By Guy Page
Gov. Phil Scott supports Vermont joining California’s ban on the sale of new internal combustion engine cars and light trucks by 2035.
A 2006 Vermont state law requires Vermont adopt any air emissions regulations first adopted by the State of California. When the law passed, it was seen as a way to reduce smog levels more quickly than less aggressive federal emissions standards. But earlier this year, Gov. Gavin Newsom decided California will ban sale of new ICE vehicles by 2035, with a ‘ramp down’ beginning in 2026.

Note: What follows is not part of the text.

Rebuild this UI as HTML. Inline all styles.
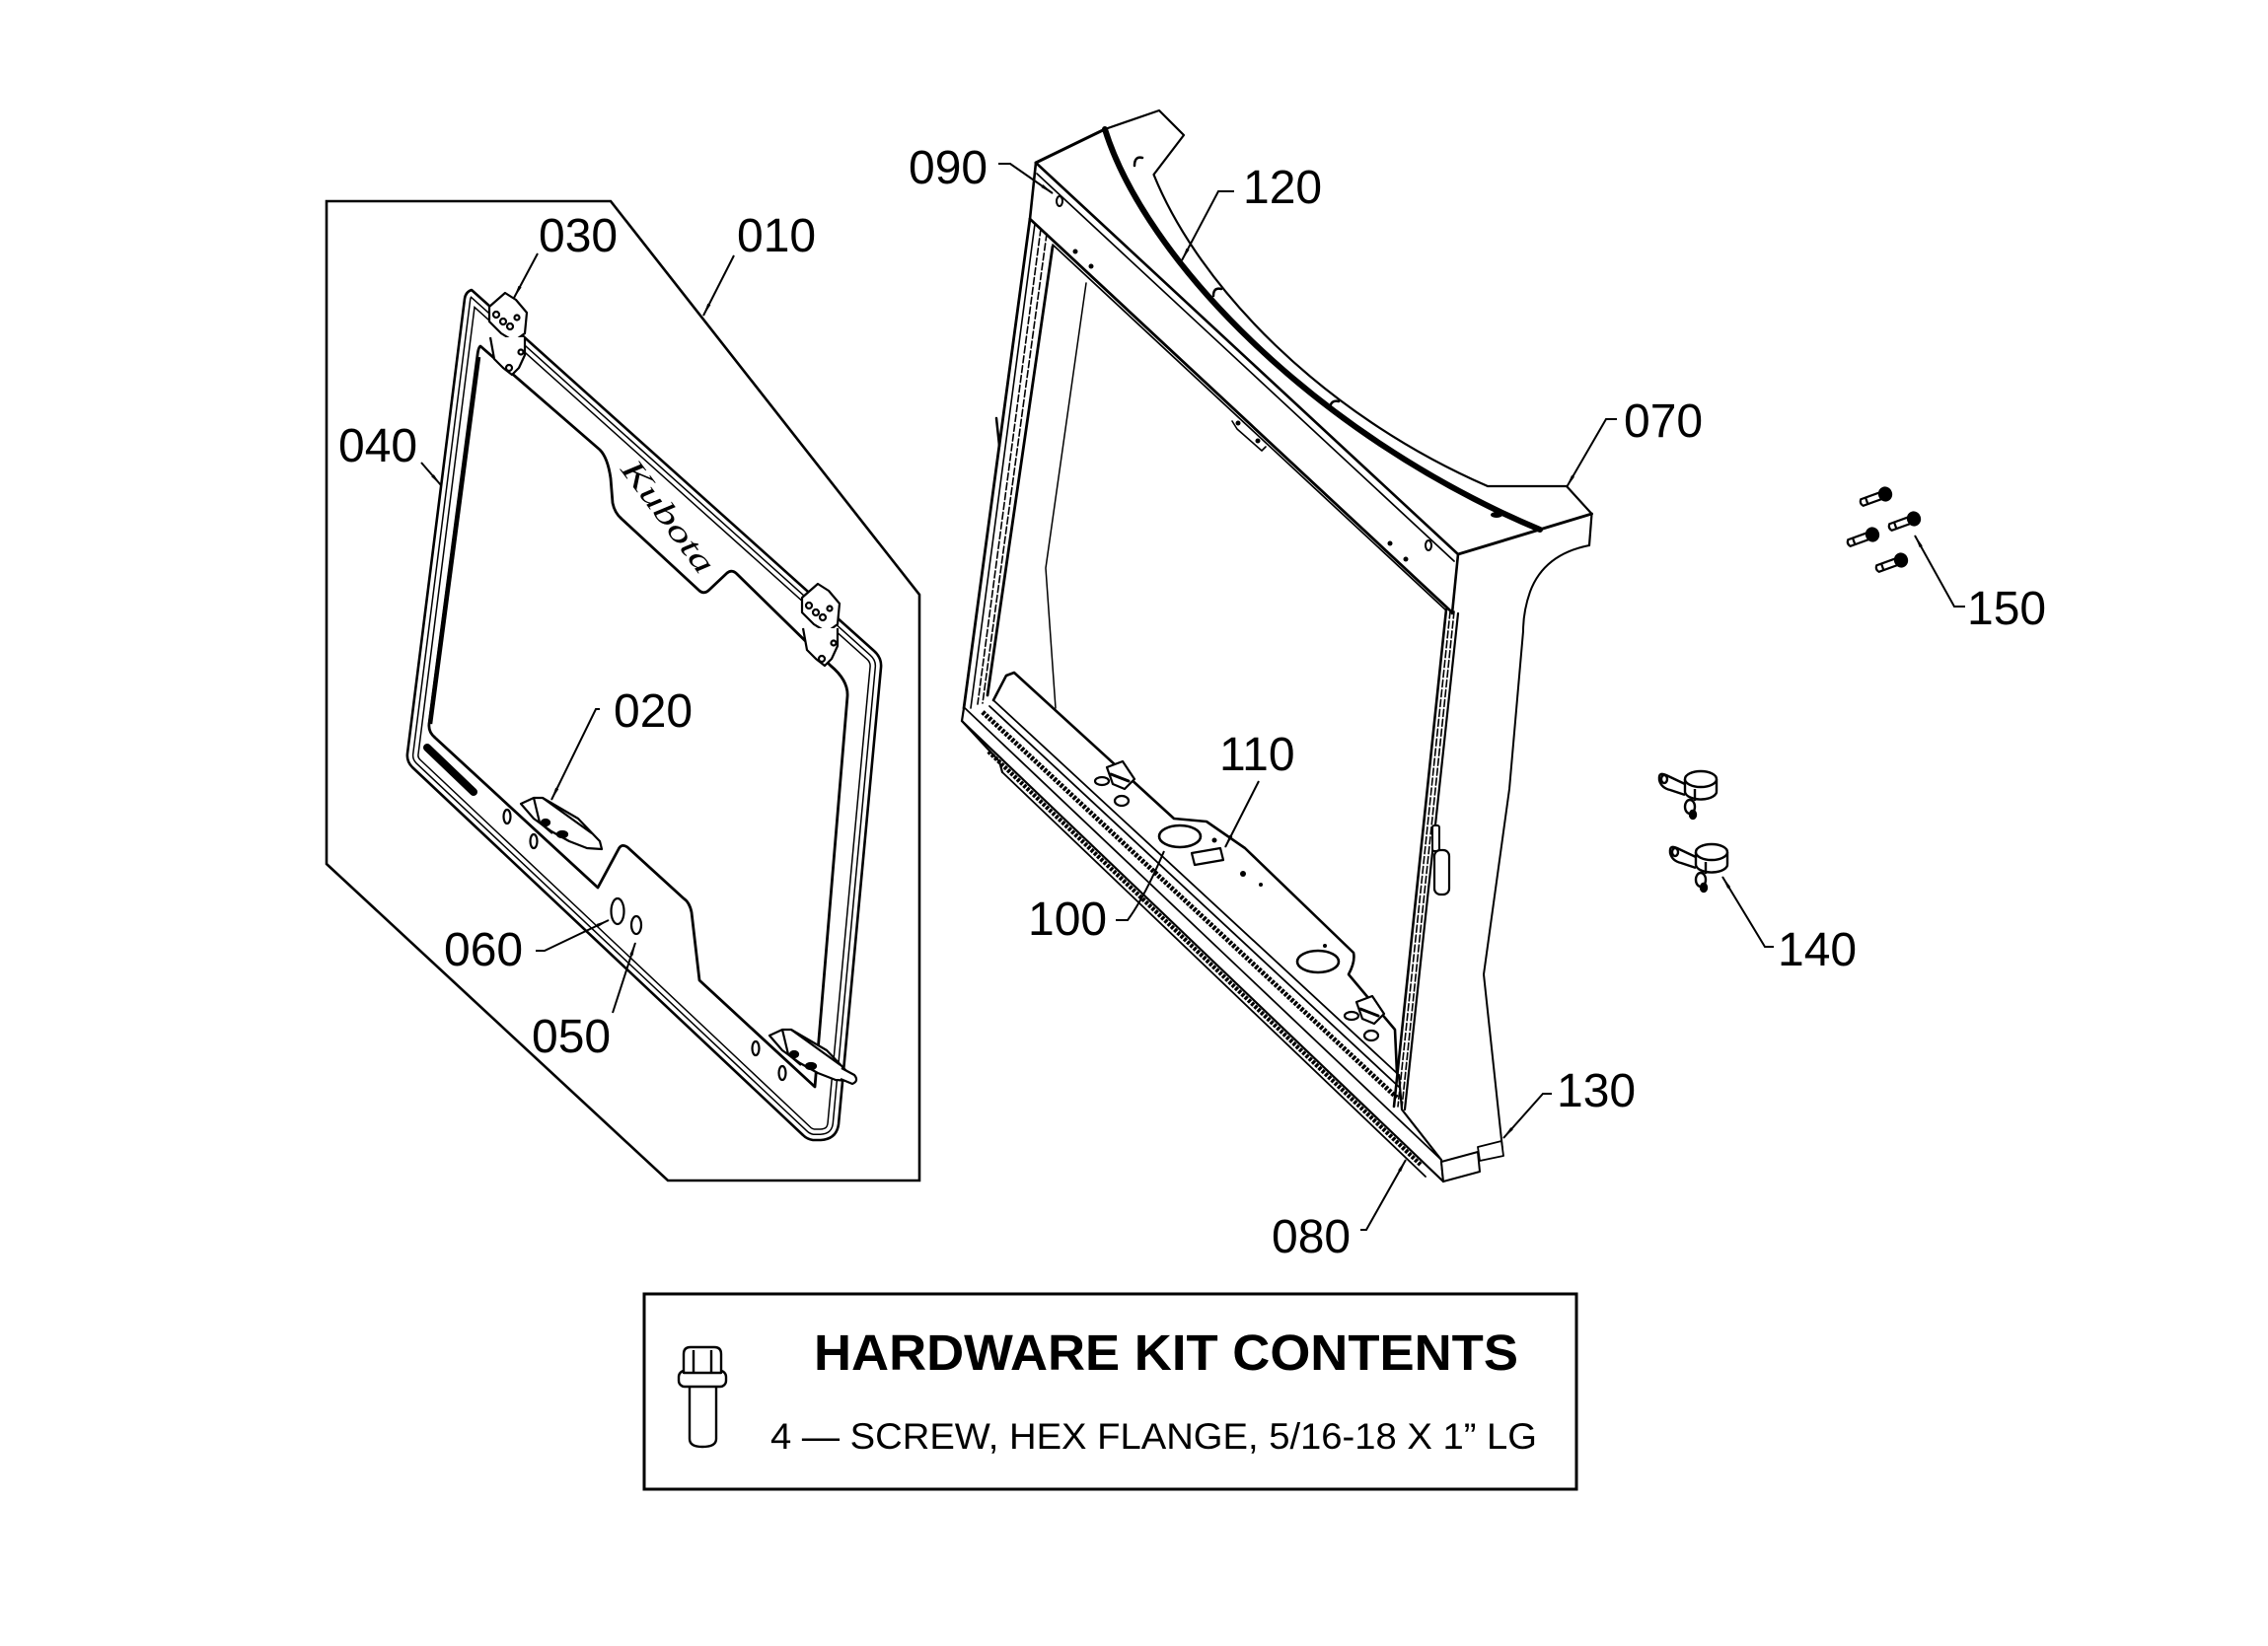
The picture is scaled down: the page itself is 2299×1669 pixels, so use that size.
<!DOCTYPE html>
<html>
<head>
<meta charset="utf-8">
<style>
html,body{margin:0;padding:0;background:#fff;}
svg{display:block;}
text{font-family:"Liberation Sans",Arial,sans-serif;fill:#000;}
</style>
</head>
<body>
<svg width="2299" height="1669" viewBox="0 0 2299 1669" xmlns="http://www.w3.org/2000/svg">
<defs>
<marker id="ar" markerWidth="14" markerHeight="7" refX="13" refY="3.5" orient="auto" markerUnits="userSpaceOnUse">
<path d="M0,1.8 L14,3.5 L0,5.2 Z" fill="#000"/>
</marker>
<clipPath id="fc">
<path d="M478,294 L886,660 Q894,667 893,677 L850,1140 Q848,1155 832,1156 L824,1156 Q818,1155 814,1151 L418,778 Q412,772 413,764 L471,303 Q472,296 478,294 Z"/>
</clipPath>
<g id="hinge">
<path d="M496,311 L512,297 L523,304 L534,317 L532,338 L521,346 L508,338 L496,326 Z" fill="#fff"/>
<circle cx="503" cy="319" r="3"/><circle cx="510" cy="326" r="3"/><circle cx="517" cy="331" r="3"/><circle cx="524" cy="322" r="2.5"/>
<path d="M497,342 L501,364 L510,373 L519,380 L526,373 L532,360 L532,342" fill="#fff"/>
<circle cx="516" cy="373" r="3"/><circle cx="528" cy="357" r="2.5"/>
</g>
<g id="latch">
<path d="M528,815 L541,809 L550,809 L586,830 L608,853 L610,861 L595,860 L577,853 L559,843 L541,830 Z" fill="#fff"/>
<path d="M541,809 L547,834 L560,845 M550,809 L600,845"/>
<ellipse cx="553" cy="834" rx="4" ry="3" fill="#000"/>
<ellipse cx="570" cy="846" rx="5" ry="3" fill="#000"/>
<ellipse cx="514" cy="828" rx="3.5" ry="7"/>
<ellipse cx="541" cy="853" rx="3.5" ry="7"/>
</g>
<g id="screw">
<path d="M-25,-3.5 L-5,-3.5 L-5,3.5 L-25,3.5 Q-28,0 -25,-3.5 Z" fill="#fff"/>
<path d="M-20,-3.5 L-20,3.5"/>
<ellipse cx="0" cy="0" rx="6" ry="6.5" fill="#000"/>
</g>
<g id="clamp">
<path d="M1708,795 L1689,786 Q1681,782 1682,791 Q1684,799 1693,801 L1708,806" fill="#fff"/>
<ellipse cx="1687" cy="790" rx="3" ry="4"/>
<path d="M1708,790 L1708,803 A16,8 0 0,0 1740,802 L1740,790"/>
<ellipse cx="1724" cy="790" rx="16" ry="8" fill="#fff"/>
<path d="M1718,800 L1718,812"/>
<ellipse cx="1713" cy="818" rx="5" ry="7" fill="#fff"/>
<ellipse cx="1716" cy="826" rx="3" ry="4" fill="#000"/>
</g>
</defs>

<rect x="0" y="0" width="2299" height="1669" fill="#fff"/>

<!-- ===== LEFT PANEL (010) ===== -->
<path d="M331,204 L619,204 L932,603 L932,1197 L677,1197 L331,876 Z" fill="none" stroke="#000" stroke-width="2.6"/>

<g clip-path="url(#fc)" fill="none" stroke-linejoin="round">
<path d="M478,294 L886,660 Q894,667 893,677 L850,1140 Q848,1155 832,1156 L824,1156 Q818,1155 814,1151 L418,778 Q412,772 413,764 L471,303 Q472,296 478,294 Z" stroke="#000" stroke-width="23.5"/>
<path d="M478,294 L886,660 Q894,667 893,677 L850,1140 Q848,1155 832,1156 L824,1156 Q818,1155 814,1151 L418,778 Q412,772 413,764 L471,303 Q472,296 478,294 Z" stroke="#fff" stroke-width="20.5"/>
<path d="M478,294 L886,660 Q894,667 893,677 L850,1140 Q848,1155 832,1156 L824,1156 Q818,1155 814,1151 L418,778 Q412,772 413,764 L471,303 Q472,296 478,294 Z" stroke="#000" stroke-width="13"/>
<path d="M478,294 L886,660 Q894,667 893,677 L850,1140 Q848,1155 832,1156 L824,1156 Q818,1155 814,1151 L418,778 Q412,772 413,764 L471,303 Q472,296 478,294 Z" stroke="#fff" stroke-width="10"/>
</g>
<path d="M478,294 L886,660 Q894,667 893,677 L850,1140 Q848,1155 832,1156 L824,1156 Q818,1155 814,1151 L418,778 Q412,772 413,764 L471,303 Q472,296 478,294 Z" fill="none" stroke="#000" stroke-width="2.6" stroke-linejoin="round"/>

<path d="M487,351 L608,456 Q616,464 619,485 L621,510 Q623,520 630,526 L709,599 Q714,603 719,598 L737,581 Q742,577 747,582 L842,675 Q860,690 859,706 L826,1102 L709,994 L701,925 Q699,915 693,911 L636,859 Q630,855 627,861 L606,900 L441,748 Q434,742 435,734 L484,360 Q485,352 487,351 Z" fill="#fff" stroke="#000" stroke-width="2.8" stroke-linejoin="round"/>
<path d="M485,362 L436,734" stroke="#000" stroke-width="4.5" fill="none"/>

<path d="M433,758 L480,803" stroke="#000" stroke-width="8" stroke-linecap="round"/>

<text transform="translate(669,530) rotate(53)" text-anchor="middle" font-style="italic" font-size="32" textLength="135" lengthAdjust="spacingAndGlyphs" style="font-family:'Liberation Serif',serif">Kubota</text>

<g fill="none" stroke="#000" stroke-width="2.2" stroke-linejoin="round">
<use href="#hinge"/>
<use href="#hinge" transform="translate(317,295)"/>
<use href="#latch"/>
<use href="#latch" transform="translate(252,235)"/>
<path d="M853,1083 L866,1090 Q871,1096 864,1099 L852,1094" fill="#fff"/>
</g>

<ellipse cx="626" cy="924" rx="6.5" ry="13" fill="none" stroke="#000" stroke-width="2.2"/>
<ellipse cx="645" cy="938" rx="5" ry="9" fill="none" stroke="#000" stroke-width="2.2"/>

<!-- ===== RIGHT ASSEMBLY ===== -->
<g fill="none" stroke="#000" stroke-linejoin="round" stroke-linecap="round">
<path d="M1050,165 L1120,131" stroke-width="3"/>
<path d="M1120,131 L1175,112 L1200,137 L1169.5,177 C1215,290 1340,420 1508,493 L1588,493 L1613.5,521 L1611,553" stroke-width="2.2"/>
<path d="M1120,131 C1160,260 1330,440 1561,537" stroke-width="6"/>
<path d="M1478,562 L1613.5,521" stroke-width="3"/>
<path d="M1611,553 Q1565,562 1551,600 Q1544,620 1544,640 L1530,800 L1504,988 L1523,1165" stroke-width="2"/>
<path d="M1150,168 Q1150,158 1158,160" stroke-width="2.5"/>
<path d="M1230,300 Q1230,291 1238,293" stroke-width="2.5"/>
<path d="M1348,414 Q1349,405 1357,407" stroke-width="2.5"/>
<ellipse cx="1517" cy="522" rx="6" ry="3" fill="#000" stroke="none"/>

<path d="M1050,165 L1478,562" stroke-width="2.6"/>
<path d="M1051,176 L1474,569" stroke-width="1.7"/>
<path d="M1044,222 L1471,620" stroke-width="2.8"/>
<path d="M1067,248 L1466,619" stroke-width="1.7"/>
<path d="M1050,165 L1044,222" stroke-width="2.6"/>
<path d="M1478,562 L1472,622" stroke-width="2.6"/>
<path d="M1249,427 L1254,435 L1279,457 L1283,453" stroke-width="1.6"/>

<path d="M1044,222 L977,718" stroke-width="2.8"/>
<path d="M1049,227 L984,718" stroke-width="1.6"/>
<path d="M1055,232 L991,714" stroke-width="1.6" stroke-dasharray="7 3"/>
<path d="M1061,237 L996,713" stroke-width="1.6" stroke-dasharray="7 3"/>
<path d="M1067,250 L1001,705" stroke-width="2.8"/>
<path d="M1010,424 L1013,452" stroke-width="2.5"/>

<path d="M1466,618 L1413,1122" stroke-width="2.6"/>
<path d="M1470,620 L1417,1122" stroke-width="1.6" stroke-dasharray="7 3"/>
<path d="M1474,620 L1421,1123" stroke-width="1.6" stroke-dasharray="7 3"/>
<path d="M1478,622 L1424,1125" stroke-width="2.2"/>

<path d="M1101,287 L1060,576 L1070,718" stroke-width="1.5"/>

<rect x="1452" y="837" width="7" height="26" rx="2" stroke-width="2" fill="#fff"/>
<rect x="1454" y="862" width="15" height="45" rx="6" stroke-width="2.2" fill="#fff"/>

<path d="M1007,710 L1020,685 L1028,682 L1190,830 L1223,833 L1262,860 L1372,966 Q1374,975 1367,988 L1414,1044 L1416,1088" stroke-width="2.6"/>
<path d="M1007,710 L1418,1090" stroke-width="1.8"/>
<path d="M1003,716 L1418,1102" stroke-width="1.8"/>
<path d="M996,722 L1416,1113" stroke-width="5" stroke-dasharray="3 1.5" stroke-linecap="butt"/>
<path d="M977,717 L1461,1176" stroke-width="1.8"/>
<path d="M975,731 L1463,1198" stroke-width="2.2"/>
<path d="M1002,762 L1440,1181" stroke-width="4.5" stroke-dasharray="3 1.5" stroke-linecap="butt"/>
<path d="M1016,783 L1445,1193" stroke-width="1.8"/>
<path d="M977,718 L975,731 L1013,772 L1016,783" stroke-width="2.2"/>
<path d="M1418,1090 L1421,1125 L1461,1176 L1463,1198" stroke-width="2.2"/>
<path d="M1461,1178 L1498,1168 L1500,1188 L1463,1198 Z" stroke-width="2" fill="#fff"/>
<path d="M1498,1163 L1522,1157 L1524,1172 L1500,1177 Z" stroke-width="1.8" fill="#fff"/>

<ellipse cx="1196" cy="848" rx="21" ry="11" stroke-width="2.6"/>
<ellipse cx="1336" cy="975" rx="21" ry="11" stroke-width="2.6"/>
<path d="M1208,865 L1237,860 L1240,872 L1211,877 Z" stroke-width="2.2"/>

<g stroke-width="2.2">
<ellipse cx="1117" cy="792" rx="7" ry="4"/>
<path d="M1122,778 L1138,772 L1150,790 L1140,800 L1128,795 Z" fill="#fff"/>
<path d="M1126,785 L1144,792" stroke-width="3"/>
<ellipse cx="1137" cy="812" rx="7" ry="5"/>
<g transform="translate(253,238)">
<ellipse cx="1117" cy="792" rx="7" ry="4"/>
<path d="M1122,778 L1138,772 L1150,790 L1140,800 L1128,795 Z" fill="#fff"/>
<path d="M1126,785 L1144,792" stroke-width="3"/>
<ellipse cx="1137" cy="812" rx="7" ry="5"/>
</g>
</g>
</g>

<g fill="#000">
<circle cx="1090" cy="255" r="2.5"/><circle cx="1106" cy="270" r="2.5"/>
<circle cx="1255" cy="429" r="2.5"/><circle cx="1275" cy="447" r="2.5"/>
<circle cx="1409" cy="551" r="2.5"/><circle cx="1425" cy="567" r="2.5"/>
<circle cx="1231" cy="852" r="2.5"/><circle cx="1260" cy="886" r="3"/>
<circle cx="1278" cy="897" r="2"/><circle cx="1343" cy="959" r="2"/>
</g>
<ellipse cx="1448" cy="553" rx="3" ry="5" fill="none" stroke="#000" stroke-width="2"/>
<ellipse cx="1074" cy="204" rx="3" ry="5" fill="none" stroke="#000" stroke-width="2"/>

<g fill="none" stroke="#000" stroke-width="2.2">
<use href="#screw" transform="translate(1911,501) rotate(-20)"/>
<use href="#screw" transform="translate(1940,526) rotate(-20)"/>
<use href="#screw" transform="translate(1898,542) rotate(-20)"/>
<use href="#screw" transform="translate(1927,568) rotate(-20)"/>
</g>

<g fill="none" stroke="#000" stroke-width="2.4" stroke-linejoin="round">
<use href="#clamp"/>
<use href="#clamp" transform="translate(11,74)"/>
</g>

<!-- ===== LEADERS ===== -->
<g fill="none" stroke="#000" stroke-width="2">
<path d="M545,257 L521,302" marker-end="url(#ar)"/>
<path d="M744,259 L713,320" marker-end="url(#ar)"/>
<path d="M427,469 L447,492" marker-end="url(#ar)"/>
<path d="M608,719 L604,719 L559,811" marker-end="url(#ar)"/>
<path d="M543,964 L552,964 L617,933" marker-end="url(#ar)"/>
<path d="M621,1027 L644,956" marker-end="url(#ar)"/>
<path d="M1012,166 L1024,166 L1067,196" marker-end="url(#ar)"/>
<path d="M1251,194 L1235,194 L1198,264" marker-end="url(#ar)"/>
<path d="M1639,425 L1628,425 L1588,494" marker-end="url(#ar)"/>
<path d="M1992,615 L1981,615 L1941,543" marker-end="url(#ar)"/>
<path d="M1798,960 L1789,960 L1746,889" marker-end="url(#ar)"/>
<path d="M1276,792 L1242,859" marker-end="url(#ar)"/>
<path d="M1131,933 L1143,933 Q1160,910 1180,863"/>
<path d="M1573,1109 L1564,1109 L1524,1154" marker-end="url(#ar)"/>
<path d="M1379,1247 L1385,1247 L1425,1176" marker-end="url(#ar)"/>
</g>

<!-- ===== LABELS ===== -->
<g font-size="48">
<text x="546" y="255">030</text>
<text x="747" y="255">010</text>
<text x="343" y="468">040</text>
<text x="622" y="737">020</text>
<text x="450" y="979">060</text>
<text x="539" y="1067">050</text>
<text x="921" y="186">090</text>
<text x="1260" y="206">120</text>
<text x="1646" y="443">070</text>
<text x="1994" y="633">150</text>
<text x="1802" y="979">140</text>
<text x="1236" y="781">110</text>
<text x="1042" y="948">100</text>
<text x="1578" y="1122">130</text>
<text x="1289" y="1270">080</text>
</g>

<!-- ===== HARDWARE BOX ===== -->
<rect x="653" y="1312" width="945" height="198" fill="none" stroke="#000" stroke-width="3"/>
<text x="825" y="1389" font-size="51" font-weight="bold" textLength="714" lengthAdjust="spacingAndGlyphs">HARDWARE KIT CONTENTS</text>
<text x="781" y="1469" font-size="37" textLength="777" lengthAdjust="spacingAndGlyphs">4 — SCREW, HEX FLANGE, 5/16-18 X 1” LG</text>
<g fill="#fff" stroke="#000" stroke-width="2.4" stroke-linejoin="round">
<path d="M699,1404 L699,1459 Q699,1467 712,1467 Q726,1467 726,1459 L726,1404"/>
<rect x="688" y="1390" width="48" height="16" rx="6"/>
<path d="M693,1392 L693,1373 Q693,1366 700,1366 L724,1366 Q731,1366 731,1373 L731,1392 Z"/>
<path d="M703,1369 L703,1392 M721,1369 L721,1392" fill="none"/>
</g>
</svg>
</body>
</html>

In response, the Scott administration has pushed similar regulations into the state regulatory approval pipeline. The move to non-gas powered vehicles is seen as a major step to achieving carbon emission goals.
At his press conference today, Vermont Daily Chronicle asked Gov. Scott: “By law we are committed to follow California emissions standards. A rule to follow California’s decision to ban sale of new ICE cars by 2035 is now in the interagency and legislative administrative rules process. Do you support Vermont banning the sale of new ICE cars in Vermont by 2035?”
“I’m a big proponent of EVs,” Scott answered. “I do believe we have to wean ourselves off internal combustion vehicles as soon as possible.”
He also supports Vermonters buying more vehicles powered by hydrogen-powered fuel cells.
Hydrogen-powered cars are available for purchase in the U.S. market. The Toyota Mira, the Hyundai Nexo, and the Honda Clarity all sell for about $60,000. Electric cars also cost significantly more than ICE cars.
Other New England states are backing away from going along with the CA ICE ban. New Hampshire has never been part of the multi-state pact. Critics of the proposed ban say it would drive Vermont car buyers to New Hampshire. Scott added that carmakers such as Ford and GE may not be selling ICE cars by 2035.
Earlier in the press conference, a reporter asked Scott how he likes the new EV pickup truck the State of Vermont bought for transporting him.
“It really is amazing in a lot of respects,” the retired professional race car driver said. “It has incredible torque, pickup, quiet. No complaints thus far.”
Scott was asked if he’s concerned that making Vermont reliant on electricity for transportation would worsen the impact of a widespread power blackout. He said the same problem would exist with ICE vehicles if gasoline becomes unavailable, and that hydrogen vehicles wouldn’t be susceptible to power blackouts.
Guy Page is publisher of the Vermont Daily Chronicle. Reprinted with permission.